Começou um grande cinquentenário - ELIO GASPARI
O GLOBO - 17/10
Aquele ano glorioso para os Estados Unidos durou 401 dias e se acabou às 12h30 de 22 de novembro de 1963
COMEÇOU ONTEM o cinquentenário de um grande ano de 401 dias. Ele durou da manhã de 16 de outubro de 1962, quando o presidente John Kennedy foi informado de que havia mísseis soviéticos em Cuba, até as 12h30 de 22 de novembro de 1963, quando Lee Oswald apertou o gatilho em Dallas. Período igual a esse só se repetirá em 2039, nos cinquent"anos dos levantes do Leste Europeu.
Na encrenca dos mísseis, produziu-se a crise internacional mais bem documentada da história. Em Dallas, o assassinato mais estudado de todos os tempos. No meio, o mundo esteve a um passo da Terceira Guerra e Martin Luther King contou a uma multidão que tivera um sonho.
Kennedy gravou reuniões e telefonemas na Casa Branca e, com o tempo, recolheram-se preciosos depoimentos de soviéticos. (Os colaboradores do presidente foram instruídos a tirar suas famílias de Washington. Os russos também.)
Nesses 13 dias, Kennedy fechou o momento estelar de sua Presidência. Ele chegou a brincar com Bob: "Agora posso ir ao teatro". (Era uma agourenta referência a Abraham Lincoln, que tomou um tiro na cabeça enquanto assistia a uma comédia.)
Há poucos dias, Leslie Gelb, ex-presidente do Council of Foreign Relations, sustentou que, se Washington tivesse contado ao mundo que, secretamente, aceitara tirar os foguetes americanos da Turquia, os Estados Unidos sairiam da crise sem a auréola que estimularia o estilo Rambo de política externa.
(Em setembro de 1963, o Departamento de Estado produziu uma diretriz para o Brasil, recomendando que, se houvesse um movimento para depor o presidente João Goulart, o novo regime deveria ser reconhecido rapidamente. Dito e feito.)

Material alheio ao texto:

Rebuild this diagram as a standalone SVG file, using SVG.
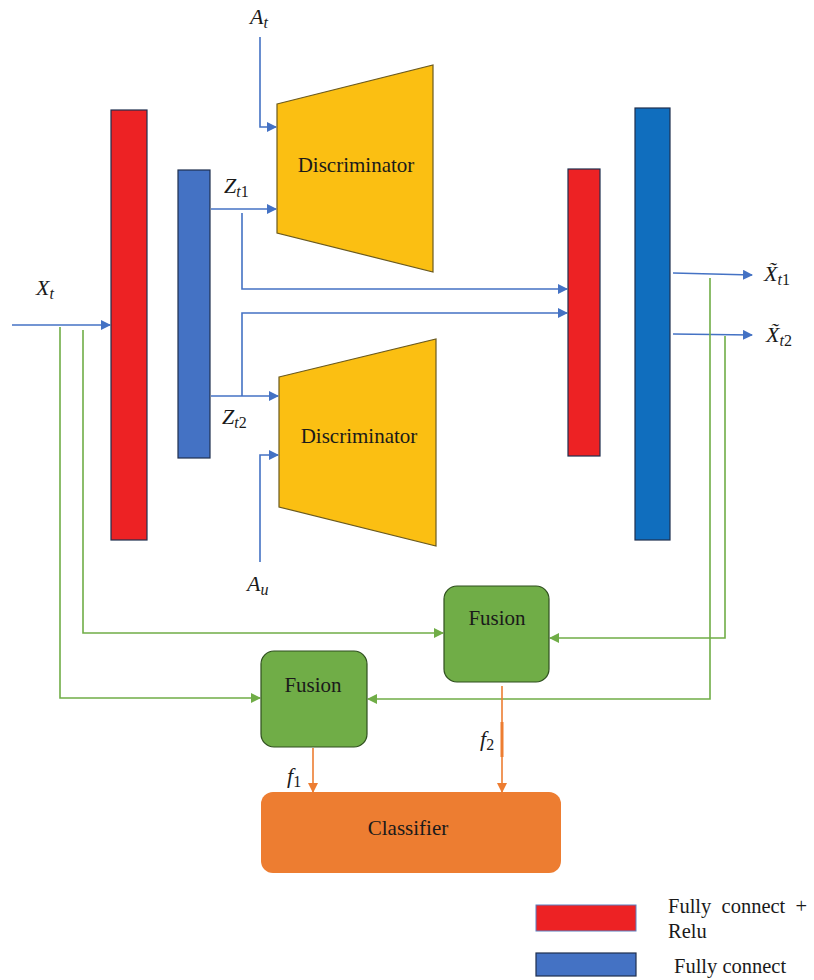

Kennedy tinha alguma simpatia por Martin Luther King, mas não fez muita fé quando ele lhe disse que planejava uma manifestação aos pés do memorial de Lincoln. Temia que a choldra urinasse no obelisco de Washington. Usou o encontro com King para ameaçá-lo, insinuando que a vida sexual do reverendo estava vigiada. O reverendo fez que não ouviu, e Bob Kennedy acautelou-se, mandando instalar sanitários móveis na Esplanada da capital.
Nessa altura, Lee Harvey Oswald, um ex-fuzileiro naval de 23 anos, já comprara um rifle de mira telescópica. Tudo na sua vida dera errado. Decidira matar alguém, tentara assassinar um general direitista e errou o tiro. Às 12h30 de 22 de novembro, pela primeira vez, acertou.
Serviço:
Quem quiser saber tudo e mais alguma coisa sobre o discurso de agosto, está na rede "King"s Dream" (O Sonho de King). Custa US$ 9,99 e conta que ele tinha um texto escrito, mas achou que não animara a plateia. O fecho foi um improviso da alma.
Acaba de sair nos Estados Unidos "The Fourteenth Day" ("O 14º Dia: Kennedy e o Desfecho da Crise dos Mísseis em Cuba"), do historiador David Coleman. Está na rede por US$ 12,99. É médio.
Saiu também "Killing Kennedy" ("Matando Kennedy - O Fim de Camelot"), dos jornalistas Bill O"Reilly e Martin Dugard. É uma boa narrativa dos passos do presidente e de Oswald. Tem a virtude de tangenciar as teorias da conspiração.
Stephen King publicou "11/22/63" ("22 de Novembro de 1963"), um romance com a história de um sujeito que viaja ao passado e chega ao depósito de livros de Dallas às 12h26. Sua conclusão é fascinante. Sai por US$ 9,99.